I have greatly appreciated the feedback from my Catholic readers about my 2nd confession and the struggles I had after it. I have been pondering my post-confession emotions since the event (haha I need to stop over analyzing...but in this case I guess it was necessary) and tried to figure out why I was so uneasy about the whole thing. I prayed about it a lot...just to ease the shame that followed me like a dark cloud. But out of no where I got this inner voice-revelation moment, as if God was telling me "Now you see how grave sin is".
When I sin I should feel disgusted and ashamed, and sometimes I do, but for the most part I quickly ask for forgiveness in prayer and move on. But those "little" sins are not so little in the grand scheme of things. Lies here and there become habits, gossip can hurt those around you deeply, fighting with your parents creates divides, and so on and so forth. Not only do we harm ourselves and our neighbors, but we crucify our Savior each time we sin. He had to die for our selfishness, our evil choices, and for us to choose sin, literally kills Him. A lot of you already know this...and probably have an easier time controlling yourselves than I seem to. I kept telling myself "oh that sin is little, you'll do better next time", but the next time was normally not better.

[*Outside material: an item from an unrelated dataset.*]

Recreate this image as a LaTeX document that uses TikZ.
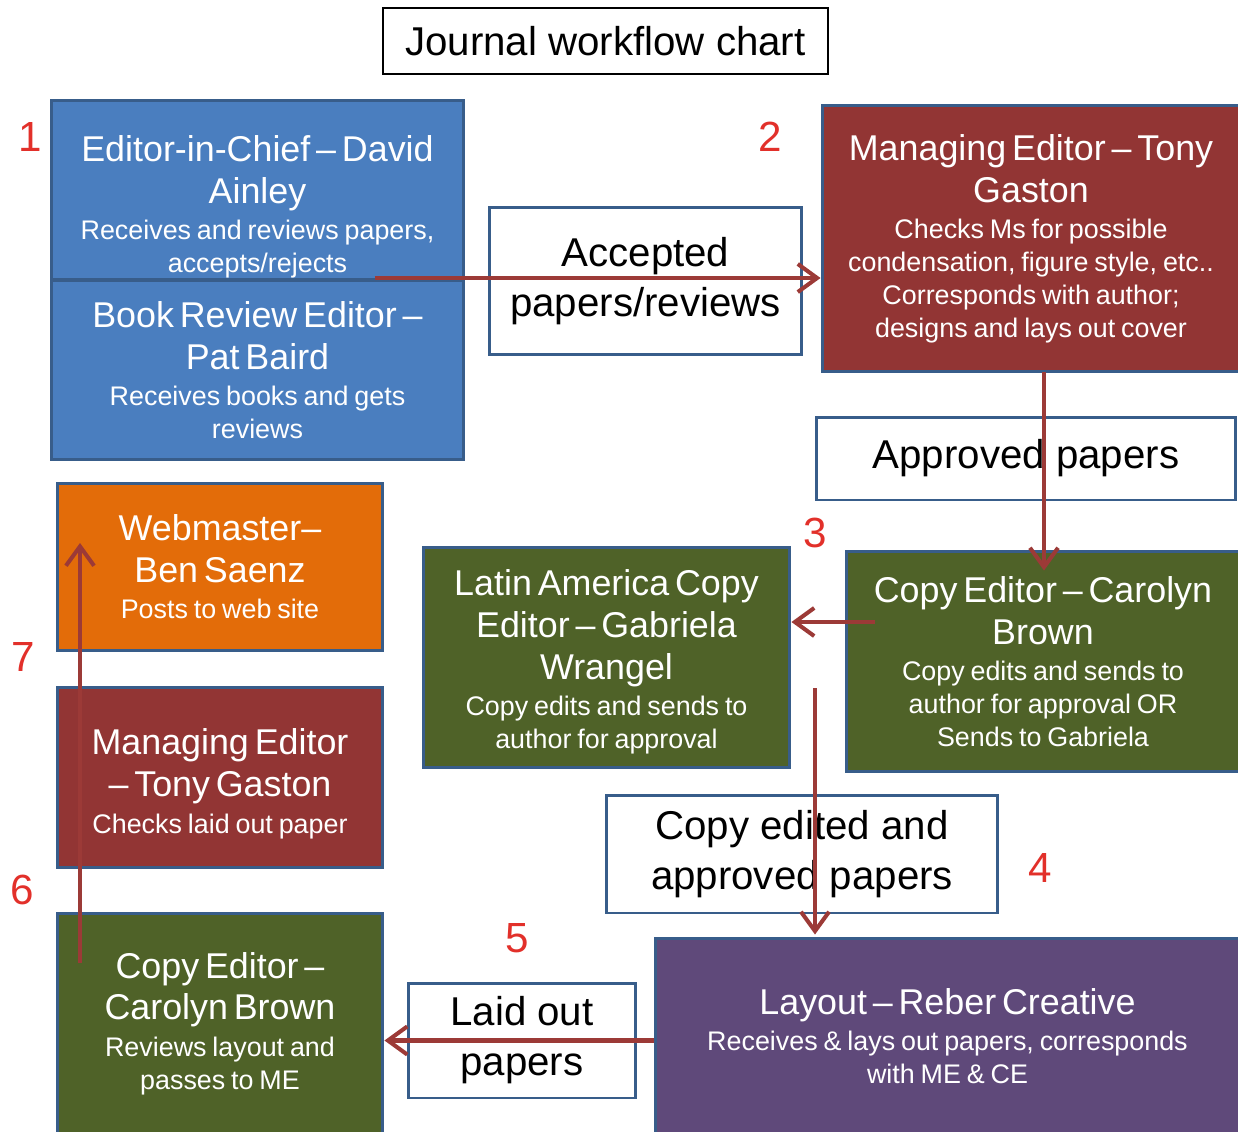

On 19 Kids & Counting (my favorite go-to example), Josh made a comment that he needed to keep himself accountable and if he had a hard time with something, even something mental, he would quickly tell his parents so that sin did not get the best of him. This habit made him stay on his toes and always be mindful of his choices...or else he'd have to confess them to mom & dad.
At first this sounded stupid to me...I would never admit my sins to my parents, especially my deepest, darkest ones. I have (unfortunately) grown out of my guilt phase of childhood where I would feel compelled to unload my antics to my parents. In our culture, once you become an adult, you have more freedoms. "You've been "raised" now make the right decisions" philosophy. But usually, we "adults" go the opposite way...our freedom is like a secret lair and we can hide our wrongs without fear of any real consequence from mom & dad. No one has to know what we do, so why feel shame? It's secret!
But God still sees us.
So after seeing the priest the other night, I realized the Duggar form of accountability wasn't stupid, but essential to a true Christian walk. We should feel shameful when we sin, whether a big or small mistake, sin is a statement to God that you don't fear Him and you don't feel the need to follow His ways. That's heavy stuff!! How could we treat our Perfect, Blameless Creator in such a way without feeling extreme guilt? How are we not more mindful of our choices?
Because we cannot see God...He feels so distant sometimes that it's like mom or dad's backs are turned...it's ok to mess up. However, He is always watching...every single one of us at every single minute of the day (what an insane job!).
You have a way out of temptation ("No temptation has seized you except what is common to man. And God is faithful; he will not let you be tempted beyond what you can bear. But when you are tempted, he will also provide a way out so that you can stand up under it."
1 Corinthians 10:13) And when the time comes when the choice between sin and righteousness is too difficult to make, the idea of having to tell another person your decision is a powerful saving tool. No one wants to admit embarrassing details...and accountability prevents that. I finally understand. I guess I always have...but not to this extent, and now I can honestly say the payoff is big. I do feel lighter...I feel closer to my Savior because I now recognize the pain I caused Him. I needed that little bit of discomfort & embarrassment to appreciate His cross more. I feel re-directed and renewed. I just feel like a better version of myself...a better follower of Christ.
I am no where near perfect, none of us are. I know a lot of people who have given up on their salvation because they have already sinned so much...and have done so many disgusting things...that they think God will never accept them again, why bother? I just want to encourage everyone that you can and will be accepted again if you repent & confess. You may feel discouraged that you cannot stay on the straight & narrow either, as temptations are strong, but this whole new world of confession & accountability is life changing & life saving.
God wants us sinners, even the worst of us. He just wants us to realize what our choices do to Him. So wake up Catholics/Christians...this is a war, but we can triumph over it by the graces God has given us. Stay strong, stay mindful, stay accountable.
Love always,
RA
2 comments:
Great post. I too love the fact that I can be accountable not only to Christ, but also (still even at 21) to my parents.
This really made me think. Thanks for posting.